Music-soaked memoir from British television personality/music scribe Clayton.
The author loves jazz, blues, rock, soul, the works. He’ll go virtually anywhere in the world for a positive musical experience: a festival in Ireland, a hole-in-the-wall joint in New Delhi, a record store in, well, anywhere. Clayton is an especially obsessive fan of Billie Holiday, an artist who arguably melded jazz and blues better than anybody; he named his daughter after the star-crossed singer. Nothing makes the author happier than sitting around with friends and discussing the works of, say, blues legend Big Bill Broonzy. But after daughter Billie is killed in a tragic canoeing accident, he concludes that family is more important than music, which should enhance life, not swamp it.

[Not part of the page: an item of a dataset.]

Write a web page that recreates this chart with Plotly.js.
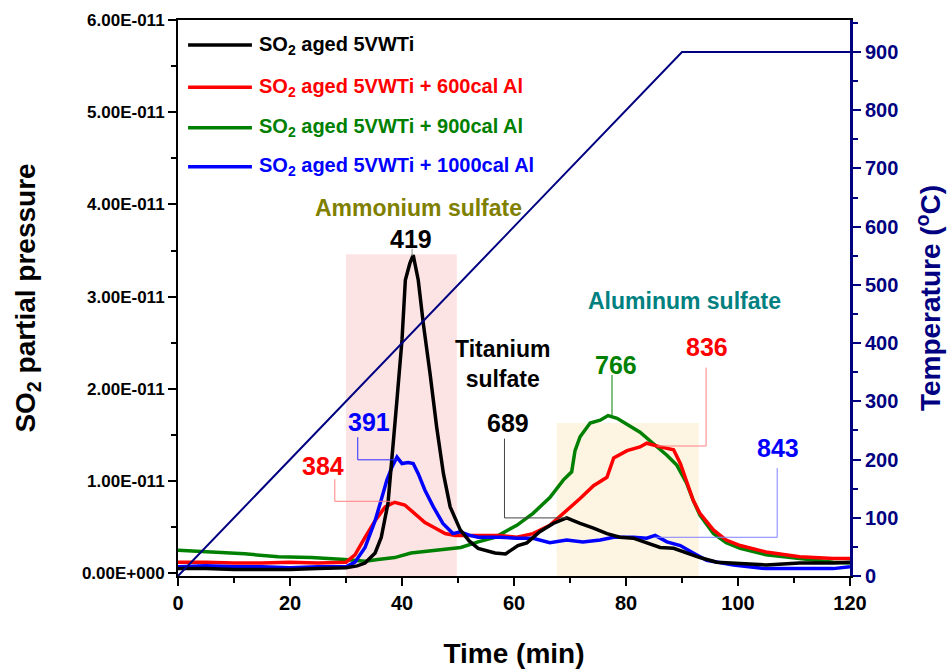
<!DOCTYPE html>
<html>
<head>
<meta charset="utf-8">
<script src="https://cdn.plot.ly/plotly-3.0.1.min.js"></script>
<style>html,body{margin:0;padding:0;background:#fff;}#chart{width:951px;height:670px;}</style>
</head>
<body>
<div id="chart"></div>
<script>
// Time (min) and SO2 partial pressure (units of 1E-11)
const blackT = [0,5,10,15,20,25,30,32,33.4,35.2,36.3,37.5,38.5,39.1,40,40.6,41.4,42,42.9,43.8,45,46.2,47.4,48.6,50.4,52,53.6,56.6,58.5,60.7,62.3,64.6,67,69.4,71.8,74.2,76.6,78.9,81.3,83.7,86.1,88.5,90.8,93.2,96.2,99.2,102,105,108,111,114,117,120];
const blackV = [0.05,0.05,0.04,0.04,0.04,0.05,0.06,0.08,0.11,0.22,0.39,0.76,1.4,1.88,2.53,3.18,3.36,3.45,3.18,2.71,2.17,1.58,1.08,0.72,0.47,0.35,0.27,0.22,0.21,0.30,0.33,0.45,0.54,0.60,0.54,0.49,0.43,0.39,0.38,0.33,0.28,0.27,0.22,0.17,0.12,0.11,0.10,0.09,0.10,0.11,0.11,0.11,0.12];

const redT = [0,5,10,15,20,25,30,31.6,33.4,35.2,37,38.7,40.5,42.3,44.1,45.9,47.7,49.5,53.6,57.5,60.5,63.4,66.4,69.4,71.8,74.2,76.6,77.8,80.2,82.5,83.7,86.1,88.5,89.7,90.8,92,93.2,95.6,97.9,100.4,105,111,117,120];
const redV = [0.12,0.12,0.11,0.11,0.12,0.11,0.12,0.2,0.39,0.57,0.72,0.77,0.74,0.65,0.55,0.49,0.43,0.41,0.41,0.41,0.39,0.43,0.52,0.68,0.81,0.95,1.04,1.25,1.33,1.37,1.41,1.37,1.34,1.19,1.01,0.79,0.65,0.47,0.36,0.30,0.23,0.18,0.16,0.16];

const greenT = [0,5.9,11.9,17.9,23.8,29.8,33.4,35.7,38.7,41.6,44.6,47.6,50.5,53.6,56.6,60.5,63.4,66.4,68.8,70.3,70.9,71.8,73.6,75.4,76.8,78.4,80.2,82.5,84.8,87.3,89.1,90.8,92,93.2,95.6,97.9,100.4,105,111,117,120];
const greenV = [0.25,0.23,0.21,0.18,0.17,0.15,0.13,0.15,0.17,0.22,0.24,0.26,0.28,0.34,0.39,0.52,0.65,0.82,1.01,1.10,1.33,1.48,1.63,1.66,1.71,1.68,1.61,1.53,1.41,1.28,1.17,0.98,0.79,0.63,0.43,0.33,0.27,0.20,0.16,0.12,0.11];

const blueT = [0,5,10,15,20,25,30,31.6,33.4,35.2,36.4,37.3,38.2,39.1,40,41.1,42,42.9,44.1,45.6,47.3,49.1,50.4,52.1,53.6,57.5,60.5,63.4,66.4,69.4,72.3,75.4,77.8,81.3,83.7,85.2,87.3,89.7,92,94.4,99.2,105,111,117,120];
const blueV = [0.07,0.08,0.07,0.07,0.06,0.07,0.07,0.12,0.28,0.57,0.82,1.01,1.15,1.26,1.19,1.20,1.19,1.08,0.90,0.72,0.54,0.43,0.45,0.41,0.39,0.39,0.38,0.38,0.33,0.36,0.34,0.36,0.39,0.39,0.38,0.41,0.34,0.30,0.22,0.14,0.09,0.05,0.05,0.05,0.07];

// Temperature program (°C)
const tempT = [0,90,120];
const tempV = [0,900,900];

const seriesNames = ["SO<sub>2</sub> aged 5VWTi","SO<sub>2</sub> aged 5VWTi + 600cal Al","SO<sub>2</sub> aged 5VWTi + 900cal Al","SO<sub>2</sub> aged 5VWTi + 1000cal Al"];
const seriesColors = ["#000000","#ff0000","#008000","#0000ff"];

const yTickVals = [0,1,2,3,4,5,6];
const yTickText = ["0.00E+000","1.00E-011","2.00E-011","3.00E-011","4.00E-011","5.00E-011","6.00E-011"];

// Shaded regions: [x0, x1, top]
const ammoniumBox = [30, 49.8, 3.46];
const aluminumBox = [67.6, 93.0, 1.63];

// Peak labels: text, label x, label y, leader path points (x,y pairs)
const peakText  = ["419","689","766","836","843","391","384"];
const peakColor = ["#000000","#000000","#008000","#ff0000","#0000ff","#0000ff","#ff0000"];
const leadColor = ["#888888","#444444","#008000","#ff8080","#8080ff","#2a2aff","#ff8080"];
const peakLabX  = [41.6, 58.9, 78.2, 94.5, 107.1, 34.1, 25.9];
const peakLabY  = [3.63, 1.63, 2.26, 2.45, 1.36, 1.64, 1.16];
const leaderX   = [[41.8,41.8],[58.3,58.3,69.5],[77.5,77.5],[94.3,94.3,85.5],[107,107,85.2],[32.1,32.1,39.1],[28.0,28.0,38.4]];
const leaderY   = [[3.52,3.44],[1.46,0.60,0.60],[2.15,1.70],[2.23,1.38,1.38],[1.14,0.39,0.39],[1.475,1.23,1.23],[1.02,0.78,0.78]];

const FONT = "Arial, 'Liberation Sans', sans-serif";

const traces = [
  {x: blackT, y: blackV, name: seriesNames[0], mode: "lines", line: {color: seriesColors[0], width: 3.5}, showlegend: false},
  {x: redT,   y: redV,   name: seriesNames[1], mode: "lines", line: {color: seriesColors[1], width: 3.5}, showlegend: false},
  {x: greenT, y: greenV, name: seriesNames[2], mode: "lines", line: {color: seriesColors[2], width: 3.5}, showlegend: false},
  {x: blueT,  y: blueV,  name: seriesNames[3], mode: "lines", line: {color: seriesColors[3], width: 3.5}, showlegend: false},
  {x: tempT,  y: tempV,  name: "Temperature", mode: "lines", yaxis: "y2", line: {color: "#000080", width: 2}, showlegend: false}
];
// draw order: black on top, as in the reference
const drawOrder = [2,1,3,0,4];
const data = drawOrder.map(i => traces[i]);

const shapes = [
  {type: "rect", xref: "x", yref: "y", x0: ammoniumBox[0], x1: ammoniumBox[1], y0: -0.03, y1: ammoniumBox[2], fillcolor: "#fde4e4", line: {width: 0}, layer: "below"},
  {type: "rect", xref: "x", yref: "y", x0: aluminumBox[0], x1: aluminumBox[1], y0: -0.03, y1: aluminumBox[2], fillcolor: "#fdf5e2", line: {width: 0}, layer: "below"}
];
peakText.forEach((t, i) => {
  let p = "M" + leaderX[i][0] + "," + leaderY[i][0];
  for (let k = 1; k < leaderX[i].length; k++) p += " L" + leaderX[i][k] + "," + leaderY[i][k];
  shapes.push({type: "path", xref: "x", yref: "y", path: p, line: {color: leadColor[i], width: 1}});
});

const annotations = [
  {x: 42.9, y: 3.96, xref: "x", yref: "y", text: "<b>Ammonium sulfate</b>", showarrow: false, font: {family: FONT, size: 23, color: "#808000"}},
  {x: 90.5, y: 2.95, xref: "x", yref: "y", text: "<b>Aluminum sulfate</b>", showarrow: false, font: {family: FONT, size: 23, color: "#008080"}},
  {x: 57.9, y: 2.27, xref: "x", yref: "y", text: "<b>Titanium<br>sulfate</b>", showarrow: false, font: {family: FONT, size: 23, color: "#000000"}}
];
peakText.forEach((t, i) => {
  annotations.push({x: peakLabX[i], y: peakLabY[i], xref: "x", yref: "y", text: "<b>" + t + "</b>", showarrow: false, font: {family: FONT, size: 25, color: peakColor[i]}});
});

// manual legend (line samples + coloured labels)
const legendRowY = [0.955, 0.879, 0.806, 0.736];
seriesNames.forEach((n, i) => {
  shapes.push({type: "line", xref: "paper", yref: "paper", x0: 0.015, x1: 0.110, y0: legendRowY[i], y1: legendRowY[i], line: {color: seriesColors[i], width: 3.5}});
  annotations.push({x: 0.117, y: legendRowY[i], xref: "paper", yref: "paper", xanchor: "left", yanchor: "middle", text: "<b>" + n + "</b>", showarrow: false, font: {family: FONT, size: 20, color: seriesColors[i]}});
});

const layout = {
  width: 951, height: 670,
  margin: {l: 178, r: 101, t: 20, b: 94},
  paper_bgcolor: "#ffffff", plot_bgcolor: "#ffffff",
  showlegend: false,
  font: {family: FONT},
  xaxis: {
    range: [0, 120], tickmode: "linear", tick0: 0, dtick: 20,
    ticks: "outside", ticklen: 8, tickwidth: 2, tickcolor: "#000",
    minor: {tickmode: "linear", tick0: 0, dtick: 10, ticks: "outside", ticklen: 5, tickwidth: 2, tickcolor: "#000"},
    showline: true, linecolor: "#000", linewidth: 2, mirror: true,
    showgrid: false, zeroline: false,
    tickfont: {family: FONT, size: 20, color: "#000", weight: 700},
    title: {text: "<b>Time (min)</b>", font: {family: FONT, size: 28, color: "#000"}, standoff: 30}
  },
  yaxis: {
    range: [-0.03, 6.0], tickmode: "array", tickvals: yTickVals, ticktext: yTickText,
    ticks: "outside", ticklen: 8, tickwidth: 2, tickcolor: "#000",
    minor: {tickmode: "linear", tick0: 0, dtick: 0.5, ticks: "outside", ticklen: 5, tickwidth: 2, tickcolor: "#000"},
    showline: true, linecolor: "#000", linewidth: 2,
    showgrid: false, zeroline: false,
    tickfont: {family: FONT, size: 17, color: "#000", weight: 700},
    title: {text: "<b>SO<sub>2</sub> partial pressure</b>", font: {family: FONT, size: 28, color: "#000"}, standoff: 38}
  },
  yaxis2: {
    overlaying: "y", side: "right", anchor: "x",
    range: [0, 955], tickmode: "linear", tick0: 0, dtick: 100,
    ticks: "outside", ticklen: 8, tickwidth: 2, tickcolor: "#000080",
    minor: {tickmode: "linear", tick0: 0, dtick: 50, ticks: "outside", ticklen: 5, tickwidth: 2, tickcolor: "#000080"},
    showline: true, linecolor: "#000080", linewidth: 3,
    showgrid: false, zeroline: false,
    tickfont: {family: FONT, size: 20, color: "#000080", weight: 700},
    title: {text: "<b>Temperature (<sup>o</sup>C)</b>", font: {family: FONT, size: 28, color: "#000080"}, standoff: 24}
  },
  shapes: shapes,
  annotations: annotations
};

Plotly.newPlot("chart", data, layout, {displayModeBar: false, staticPlot: true});
</script>
</body>
</html>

His perfectly readable autobiography lacks the charisma of Nick Hornby’s similarly themed Songbook, or the gravitas of the works of musicologists such as Greil Marcus, Robert Christgau and Nick Tosches. Clayton does have some solid musical knowledge, though, most memorably displayed in the chapter titled “Forty Records You Might Want to Make a Journey To,” which enthusiastically dissects albums by everybody from jazz saxophonist Ben Webster and folkie Buffy Sainte-Marie to punkers-turned-one-hit-wonders Chumbawamba. Unapologetically British from its lexicon to its unfamiliar cultural and geographic references, the book may turn off your average American book-buyer.
Sometimes charming, sometimes rambling.